| What the task requires |
Look below. Copy each line that has "matplotlib" in it.

| Collected data |

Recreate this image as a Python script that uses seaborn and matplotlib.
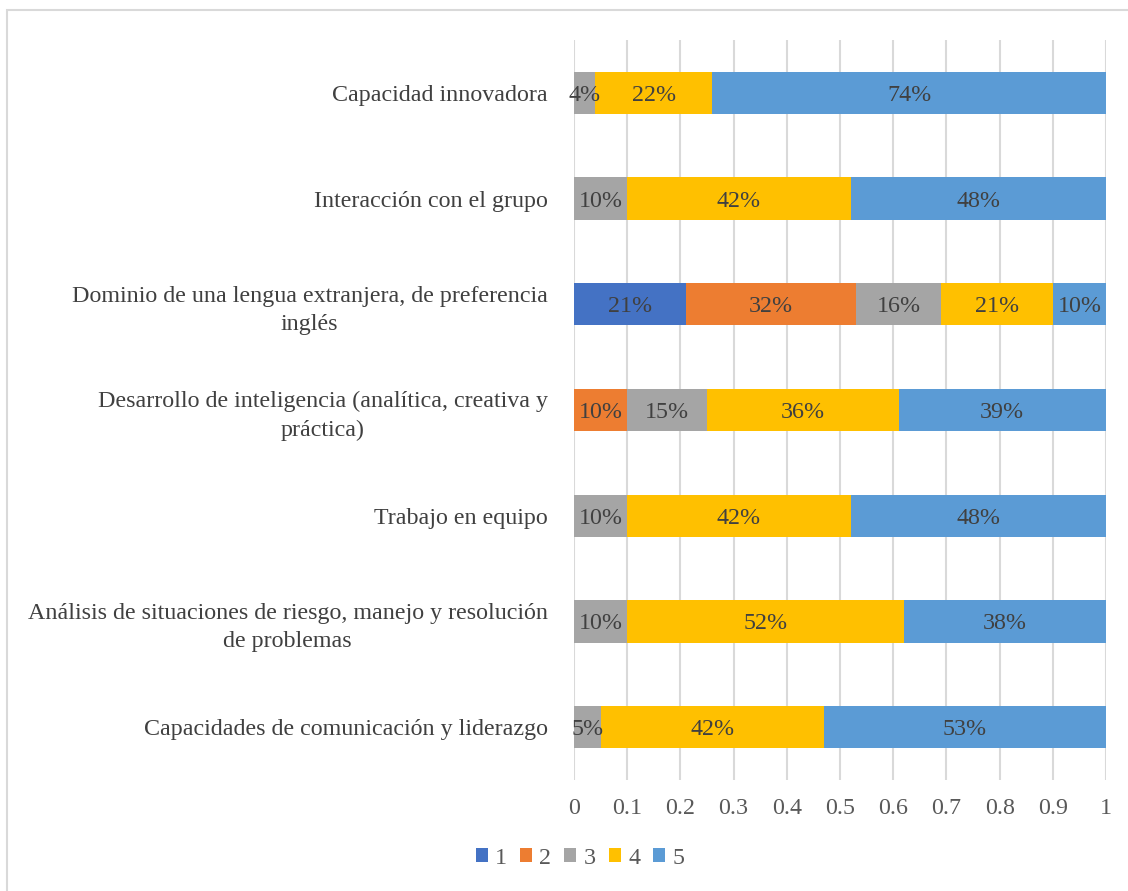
import numpy as np
import pandas as pd
import seaborn as sns
import matplotlib.pyplot as plt
from matplotlib.patches import Rectangle, Patch

categories = [
    "Capacidad innovadora",
    "Interacción con el grupo",
    "Dominio de una lengua extranjera, de preferencia\ninglés",
    "Desarrollo de inteligencia (analítica, creativa y\npráctica)",
    "Trabajo en equipo",
    "Análisis de situaciones de riesgo, manejo y resolución\nde problemas",
    "Capacidades de comunicación y liderazgo",
]
series_names = ["1", "2", "3", "4", "5"]
s1 = [0.00, 0.00, 0.21, 0.00, 0.00, 0.00, 0.00]
s2 = [0.00, 0.00, 0.32, 0.10, 0.00, 0.00, 0.00]
s3 = [0.04, 0.10, 0.16, 0.15, 0.10, 0.10, 0.05]
s4 = [0.22, 0.42, 0.21, 0.36, 0.42, 0.52, 0.42]
s5 = [0.74, 0.48, 0.10, 0.39, 0.48, 0.38, 0.53]
colors = ["#4472C4", "#ED7D31", "#A5A5A5", "#FFC000", "#5B9BD5"]
xticks = [0, 0.1, 0.2, 0.3, 0.4, 0.5, 0.6, 0.7, 0.8, 0.9, 1]
xtick_labels = ["0", "0.1", "0.2", "0.3", "0.4", "0.5", "0.6", "0.7", "0.8", "0.9", "1"]

sns.set_theme(style="white")
plt.rcParams["font.family"] = ["Liberation Serif", "DejaVu Serif"]
FS = 17.3

values = np.array([s1, s2, s3, s4, s5])
cum = values.cumsum(axis=0)
starts = cum - values

fig = plt.figure(figsize=(11.28, 8.91), dpi=100)
ax = fig.add_axes([574 / 1128, 1 - 780 / 891, (1106 - 574) / 1128, 740 / 891])

# stacked bars: draw cumulative totals from the widest layer down
for i in range(len(series_names) - 1, -1, -1):
    df = pd.DataFrame({"cat": categories, "val": cum[i]})
    sns.barplot(data=df, x="val", y="cat", orient="h", color=colors[i],
                saturation=1, width=0.4, linewidth=0, edgecolor="none",
                ax=ax, zorder=2)

# value labels centred in each segment
for i in range(len(series_names)):
    for j in range(len(categories)):
        v = values[i, j]
        if v > 0:
            ax.text(starts[i, j] + v / 2, j, f"{round(v * 100):d}%",
                    ha="center", va="center_baseline", fontsize=FS,
                    color="#404040", zorder=3)

ax.set_xlim(0, 1)
ax.set_ylim(6.5, -0.5)
ax.set_xticks(xticks)
ax.set_xticklabels(xtick_labels)
ax.xaxis.grid(True, color="#D9D9D9", linewidth=1.5, zorder=0)
ax.yaxis.grid(False)
ax.set_axisbelow(True)
for sp in ax.spines.values():
    sp.set_visible(False)
ax.set_xlabel("")
ax.set_ylabel("")
ax.tick_params(axis="x", length=0, pad=13, labelsize=FS, labelcolor="#595959")
ax.tick_params(axis="y", length=0, pad=19, labelsize=FS, labelcolor="#404040")
for lab in ax.get_yticklabels():
    lab.set_multialignment("center")
    lab.set_linespacing(1.45)

handles = [Patch(facecolor=c, edgecolor="none") for c in colors]
fig.legend(handles, series_names, loc="center", bbox_to_anchor=(580 / 1128, 1 - 858 / 891),
           ncol=5, frameon=False, fontsize=FS, handlelength=0.5, handleheight=0.5,
           handletextpad=0.3, columnspacing=0.55, labelcolor="#595959")

# light chart border
fig.patches.append(Rectangle((7 / 1128, -0.05), 1.2, 1 - 10 / 891 + 0.05,
                             transform=fig.transFigure, fill=False,
                             edgecolor="#D9D9D9", linewidth=1.5))

fig.savefig("out.png", dpi=100)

| Answer to the exercise |
Recreate this image as a Python script that uses seaborn and matplotlib.
import matplotlib.pyplot as plt
from matplotlib.patches import Rectangle, Patch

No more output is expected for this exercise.